Alexa Smith is a junior at the University of Illinois majoring in natural resources and environmental science. After graduating, she hopes to be a sustainability director at an international company and eventually become an entrepreneur. Her book, Economic Eclipse: Unlocking a Circular World Through the Assets of Trash, will be published by New Degree Press sometime around the last week of April. You will be able to order it on Amazon.
It’s a common misconception that environmentalists are anti-business and that businesses don’t care about the environment. In her upcoming book, Economic Eclipse: Unlocking a Circular World Through the Assets of Trash, college student Alexa Smith explores how entrepreneurs can help lead the fight against waste by using the concepts of the circular economy movement.

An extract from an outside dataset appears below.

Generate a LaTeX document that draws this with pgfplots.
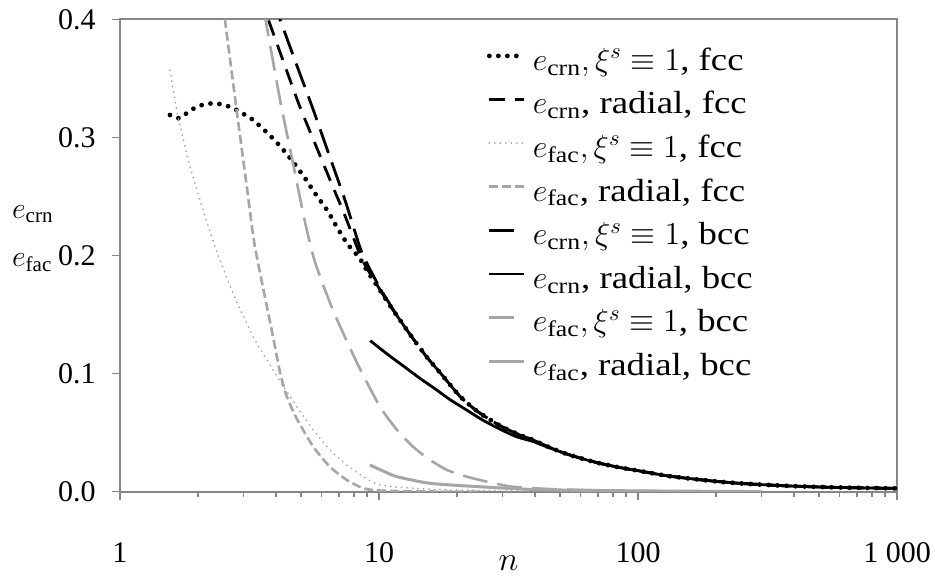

“What initially sparked my interest for nature was my traveling experiences,” said Smith. “When I was in fifth grade I went to Bali, Indonesia and I (visited a remote forest.) Just being a part of nature in such a secluded area that wasn’t at all impacted by industry or consumerism was really impactful for me… Seeing how these different cultures live with a consciousness to the environment was really inspiring.”
Throughout her life, Smith’s travels have helped her interest in sustainability to grow. While recently studying abroad in Greece, she saw some graduate students giving presentations on sustainable business. “That was something that I never really crossed paths with in my own educational experience,” said Smith. “I got really intrigued by sustainable business, and then coinciding with that interest was a program I came across with Georgetown University called the Creator Institute.”
At the Creator Institute, Professor Eric Koester teaches students how to write books and sets them up with the resources to succeed, including weekly Zoom calls with other student authors. Smith had planned to create an online course for sustainable living in college dorms, but after meeting with Koester she decided to write a book instead.
Smith then came across the concept of a circular economy while researching sustainable business. “Now I’m super passionate about it,” she explained.
“A circular economy is a system where zero waste is created and resources are seen as something that can be used over and over again. It really promotes regeneration, reuse, recycling,” said Smith.
“The thing that I’m most passionate about with the circular economy is that there’s no waste,” she continued. “In some of my environmental law classes that I’ve taken, it’s become clear to me that waste in the next few years is going to be a major problem with our political systems, and just in general, because landfills are not a bottomless pit.”
One example of a circular economy in action is Excess Materials Exchange (EME), a company based in the Netherlands. Smith interviewed founder Maayke Damen for her book. EME connects companies so that one company’s waste can become another company’s resource.
“Let’s say you have a restaurant that makes coffee,” Smith said, giving an example Damen had given to her. “The coffee grounds from that restaurant can be posted through Excess Materials Exchange, and then those coffee grounds can be used by another company in another industry, so let’s say in the fashion industry (coffee grounds) can be used for natural alternatives to synthetic textile dyes.”
At the University of Illinois, Smith works with the Institute for Sustainability, Energy, and Environment, which works to create and implement a climate action plan at the university with the goal of reducing carbon emissions to net zero by 2050.
Through the Institute, Smith is currently working on creating sustainability education requirements and programs that directly reduce carbon emissions.
Climate education is “something that I'm very passionate about,” said Smith. “I didn't really have any formal education on sustainability in high school, until I decided to take AP Environmental Science. And that wasn't even required, it just came by happenstance.”
Smith has also worked with global organization Enactus by turning used wine bottles into glasses, which is a perfect example of circular economy in action.
“Circular economy needs interconnections and togetherness of consumers and businesses and government,” said Smith. “It really does require us to put individual attention, and the attention of business, towards this issue of waste.”
As for what individuals can do, Smith says, “The most important thing is to vote with your dollar. I think that purchasing habits are so ingrained in our society and they’re not something a lot of people choose to analyze… By changing your own daily habits, I think it goes to the core of what circular economy is.”